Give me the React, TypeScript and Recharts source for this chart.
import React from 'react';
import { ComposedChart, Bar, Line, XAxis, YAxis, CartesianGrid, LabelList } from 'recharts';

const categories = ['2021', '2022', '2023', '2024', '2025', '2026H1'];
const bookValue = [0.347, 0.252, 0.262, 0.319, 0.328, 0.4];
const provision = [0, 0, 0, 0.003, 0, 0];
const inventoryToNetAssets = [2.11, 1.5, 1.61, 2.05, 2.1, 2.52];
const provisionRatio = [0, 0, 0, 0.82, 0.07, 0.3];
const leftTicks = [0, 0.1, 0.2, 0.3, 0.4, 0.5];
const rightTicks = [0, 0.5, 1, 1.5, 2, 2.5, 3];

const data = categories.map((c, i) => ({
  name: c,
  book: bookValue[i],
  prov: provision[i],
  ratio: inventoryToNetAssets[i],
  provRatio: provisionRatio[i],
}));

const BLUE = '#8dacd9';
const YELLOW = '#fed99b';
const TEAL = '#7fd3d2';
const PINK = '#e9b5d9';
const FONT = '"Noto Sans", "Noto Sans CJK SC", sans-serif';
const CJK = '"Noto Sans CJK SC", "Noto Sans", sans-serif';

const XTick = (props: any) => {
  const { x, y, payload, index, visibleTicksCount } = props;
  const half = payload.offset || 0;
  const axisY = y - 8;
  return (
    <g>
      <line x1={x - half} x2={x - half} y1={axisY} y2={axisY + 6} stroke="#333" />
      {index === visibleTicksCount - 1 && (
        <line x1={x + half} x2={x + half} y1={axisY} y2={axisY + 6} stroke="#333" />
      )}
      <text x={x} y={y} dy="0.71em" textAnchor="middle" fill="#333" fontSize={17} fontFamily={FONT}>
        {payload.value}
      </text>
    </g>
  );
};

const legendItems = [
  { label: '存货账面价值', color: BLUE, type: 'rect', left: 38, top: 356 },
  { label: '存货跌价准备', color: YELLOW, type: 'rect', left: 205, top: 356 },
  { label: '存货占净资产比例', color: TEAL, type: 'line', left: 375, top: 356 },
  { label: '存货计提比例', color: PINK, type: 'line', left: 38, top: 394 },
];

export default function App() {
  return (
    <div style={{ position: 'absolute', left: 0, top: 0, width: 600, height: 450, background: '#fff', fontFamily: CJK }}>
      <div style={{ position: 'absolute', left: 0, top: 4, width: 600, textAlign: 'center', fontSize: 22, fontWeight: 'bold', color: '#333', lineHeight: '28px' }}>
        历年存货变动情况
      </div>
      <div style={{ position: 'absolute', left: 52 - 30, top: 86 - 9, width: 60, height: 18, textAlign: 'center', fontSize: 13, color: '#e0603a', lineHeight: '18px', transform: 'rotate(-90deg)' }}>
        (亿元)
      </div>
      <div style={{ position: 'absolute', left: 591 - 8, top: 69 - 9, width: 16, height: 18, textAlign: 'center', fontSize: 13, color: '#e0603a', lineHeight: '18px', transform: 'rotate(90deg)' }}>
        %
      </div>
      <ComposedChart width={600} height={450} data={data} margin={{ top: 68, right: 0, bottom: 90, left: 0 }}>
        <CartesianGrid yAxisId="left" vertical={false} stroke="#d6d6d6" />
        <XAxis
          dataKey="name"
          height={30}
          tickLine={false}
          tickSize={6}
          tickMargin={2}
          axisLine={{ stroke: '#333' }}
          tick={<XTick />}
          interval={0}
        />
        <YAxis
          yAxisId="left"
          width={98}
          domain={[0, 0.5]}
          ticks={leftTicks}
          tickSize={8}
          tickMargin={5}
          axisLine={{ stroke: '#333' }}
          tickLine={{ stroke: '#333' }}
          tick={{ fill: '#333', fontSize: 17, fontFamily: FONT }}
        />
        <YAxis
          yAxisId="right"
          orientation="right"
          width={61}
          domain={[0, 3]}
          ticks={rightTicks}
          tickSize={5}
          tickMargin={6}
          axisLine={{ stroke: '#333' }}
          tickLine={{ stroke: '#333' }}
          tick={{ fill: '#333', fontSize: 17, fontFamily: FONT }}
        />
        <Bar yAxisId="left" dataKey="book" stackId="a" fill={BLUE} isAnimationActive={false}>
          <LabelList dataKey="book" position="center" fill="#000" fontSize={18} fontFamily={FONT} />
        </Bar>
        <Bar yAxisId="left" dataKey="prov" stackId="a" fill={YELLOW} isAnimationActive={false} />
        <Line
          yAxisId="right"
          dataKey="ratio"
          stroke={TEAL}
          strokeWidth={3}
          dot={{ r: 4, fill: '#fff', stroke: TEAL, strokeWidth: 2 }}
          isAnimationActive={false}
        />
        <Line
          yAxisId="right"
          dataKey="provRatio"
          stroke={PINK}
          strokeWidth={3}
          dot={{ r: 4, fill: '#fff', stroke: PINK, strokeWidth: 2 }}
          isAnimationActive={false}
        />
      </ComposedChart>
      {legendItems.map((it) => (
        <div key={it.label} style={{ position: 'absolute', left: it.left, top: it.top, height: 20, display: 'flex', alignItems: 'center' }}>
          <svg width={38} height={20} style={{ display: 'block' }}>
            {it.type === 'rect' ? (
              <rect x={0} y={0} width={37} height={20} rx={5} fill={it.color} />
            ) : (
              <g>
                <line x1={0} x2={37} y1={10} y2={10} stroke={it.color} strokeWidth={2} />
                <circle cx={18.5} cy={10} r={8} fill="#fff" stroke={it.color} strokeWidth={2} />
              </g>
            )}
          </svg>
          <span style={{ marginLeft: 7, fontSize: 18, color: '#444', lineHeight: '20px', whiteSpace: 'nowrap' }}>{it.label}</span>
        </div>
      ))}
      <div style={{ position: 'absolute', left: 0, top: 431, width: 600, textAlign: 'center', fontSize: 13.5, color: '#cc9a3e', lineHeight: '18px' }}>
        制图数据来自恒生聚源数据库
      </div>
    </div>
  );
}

──────

-- AIM --
Quote verbatim the opening lines of the listing above, ending with the line where "YAxis, CartesianGrid, LabelList" appears; include both endpoints and nothing more.

-- SOLUTION TO THE PROBLEM --
Give me the React, TypeScript and Recharts source for this chart.
import React from 'react';
import { ComposedChart, Bar, Line, XAxis, YAxis, CartesianGrid, LabelList } from 'recharts';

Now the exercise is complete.